Вот ты в Авдеевке, где все время стреляют, а через семь часов — в мирном Киеве. Это меня впечатлило. Я потом несколько недель под впечатлением ходил. Приезжаешь, открываешь «Украинскую правду», натыкаешься на сводку из АТО: «Погибли двое бойцов, трое ранены, 67 обстрелов» — рядовая новость, жирным уже не выделяют.
Не буду скрывать, мне было стремно. Все время думаешь: а если меня убьют? Стоишь на открытом пространстве, туман, дым и полное неведение, что там — за углом ближайшего дома. Но я ведь это и хотел ощутить. Потому что в «Интернате» мы следим за человеком, который очутился посреди войны и не готов к ней: рядом что-то взорвалось — он побежал. Может, не надо бежать — может, надо залечь? Ничего не понимаешь. И я это прочувствовал. Идем мы по дачному поселку возле «промки», где-то стреляют, что-то куда-то летит, я обливаюсь потом, а рядом Рымарук на ходу читает фейсбучек.
Яценко: Появляется ох*енное ощущение, что ты живешь на сто процентов. Тебя могут убить в любой момент. У тебя настоящие друзья, настоящие враги. Все гипертрофированно, живешь как на наркотиках. И жить в цивилизации, с ее компромиссами, где и враги не враги, и друзья не друзья, — сложно. Хочется вернуться туда, где все просто. Я понимаю людей вроде Андрея Рымарука. Они не вернутся с войны никогда, я имею в виду в ментальном смысле.
Лодыгин: Локации для съемок мы подобрали. Не хочу говорить где, потому что некоторые находятся в непосредственной близости от позиций «ДНР». Даже если туда приедет небольшая съемочная группа, это вызовет у товарищей с той стороны нездоровый интерес к украинскому кинематографу. Хотелось бы снять этот фильм и даже выжить.
Яценко: Для меня как продюсера этот фильм — огромный вызов. По многим причинам. Во-первых, действие происходит зимой. Очень короткий световой день. Ночью снимать нельзя, потому что если включить осветительные приборы — сразу прилетит; значит, будет больше съемочных дней. Во-вторых, усеченная группа. Гонзо-съемка: приехали, отсняли эпизод и съ*бались, пока можно. Я не знаю, снимал ли кто-то игровой фильм на войне.
Лодыгин: И есть уйма нюансов. Например, понадобится закрывать пространство дымами — это сложно.

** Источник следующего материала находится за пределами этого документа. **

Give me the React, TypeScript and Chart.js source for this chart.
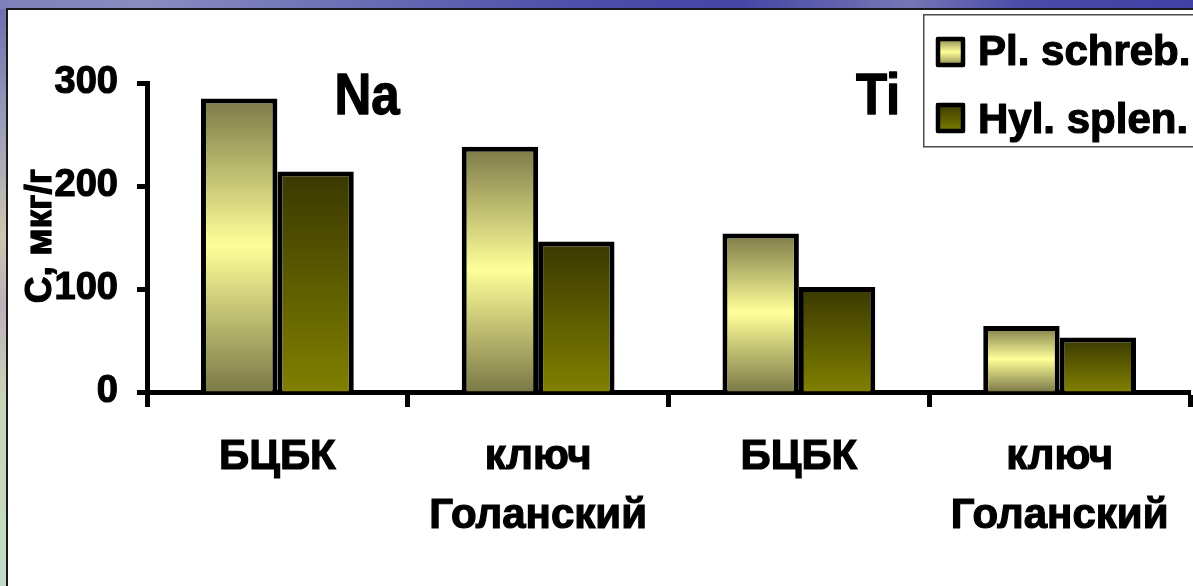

Не всегда же будет туман по расписанию, а мы хотим, чтобы герои чувствовали себя неуверенно, чтобы наш главный герой не знал, кто из этого тумана выйдет. Отдельная проблема, с которой я пока не понимаю, что делать, — это язык. По закону фильм должен быть на 90 процентов украиноязычным, иначе его не выпустят на экран. Но герои говорят на русском: нам автор «Интерната» не оставляет выбора — это художественный прием, это инструмент, который передает характер.
Яценко: Это, конечно, печально. Раньше можно было субтитровать. Сейчас — переозвучивать или дублировать, но это варварство. Есть очень важный момент — мы за патриотические фильмы. Но патриотизм — это не шаровары, это когда люди сами себе задают неудобные и серьезные вопросы о природе конфликта. А если мы превратим патриотизм в бесконечное восхваление рыцарей без страха и упрека — это будет ужасное дерьмо. Нация становится сильной, когда она не боится спрашивать с себя по гамбургскому счету. Если мы перестанем бояться самих себя, если будем ставить неудобные вопросы — мы сможем стать взрослее, двинуться вперед. «Интернат» в этом смысле очень патриотичный фильм.
Я считаю, что мы просрали огромный исторический шанс, который был у нас после Майдана, — создать общество плавильного котла, где любой человек может стать украинцем только потому, что он любит страну, и неважно, на каком языке он говорит. Более того, я считаю, что украинский русский язык — это один из сильнейших инструментов контрпропаганды. Он обогащает наше культурное пространство, а не обедняет его. Здесь должно быть место для любого человека, который любит свою страну. А мы пошли по легкому пути строительства «Украины для украинцев». Я готов дискутировать на эту тему, но если в законе прописывают: «Вот так, и не еб*т», дискуссии не получается.
Лодыгин: Знаешь, что интересно? Там все объявления, вывески — на украинском. Большинство людей на фронте говорят друг с другом на русском языке. Но есть разница между нашим солдатом и солдатом с той стороны. Наш солдат легко перейдет на украинский, а тот — никогда этого не сделает.
Яценко: Язык — это второстепенный маркер. Какая разница, на каком языке говорит человек, если он прикрывает твою грудь. Главное, что объединяет нацию, — это любовь к своей стране и чувство ответственности.